Information
- Type: Comprehensive
- Religious affiliation: Roman Catholic
- Established: 1974
- Closed: 1997
- Gender: Co-educational
- Language: English

= John Bosco Secondary School =

Catholic school in Glasgow, Scotland (1975–1997)

John Bosco Secondary School was a Catholic Secondary School in the Oatlands area of Glasgow in Scotland. Named in honour of John Bosco, it was located at Wolseley Street, close to Richmond Park. The campus was designed by architect John Morton Cochrane of Honeyman, Jack & Robertson Architectural Practice. The design and build incorporated the building of the former St. Bonaventure's Junior Secondary School. It was commissioned by The Corporation of Glasgow Education Department and was officially opened on 12 November 1974 by the Archbishop of Glasgow, Thomas Winning.

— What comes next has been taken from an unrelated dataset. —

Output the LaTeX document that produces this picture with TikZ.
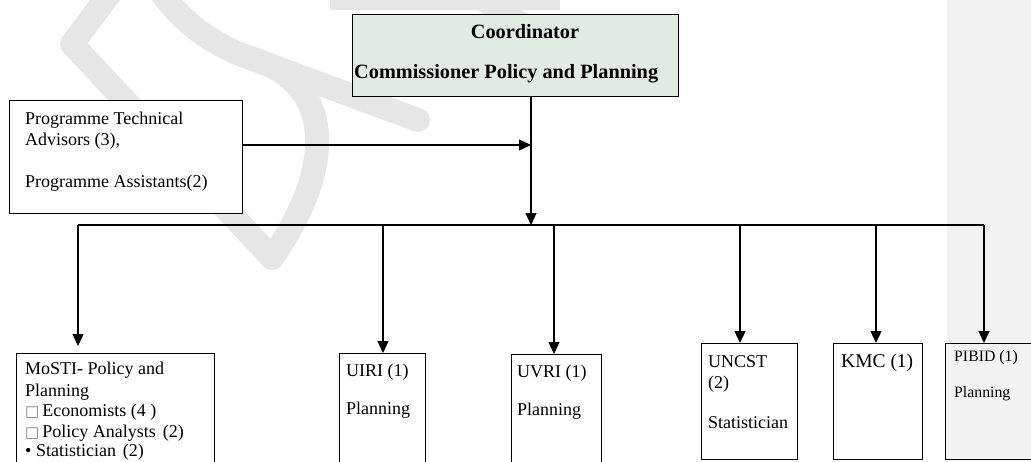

The school had a catchment area of south-eastern Glasgow: Oatlands, the Gorbals, Hutchesontown, Govanhill and Toryglen. Due to changes in demographics, the pupil numbers dropped over a number of years. By 1996 there were only about 300 pupils at the school, from an original roll of 1000.

In 1994 the school tried to opt out of local governance, but Ian Lang, Secretary of State for Scotland, opposed this.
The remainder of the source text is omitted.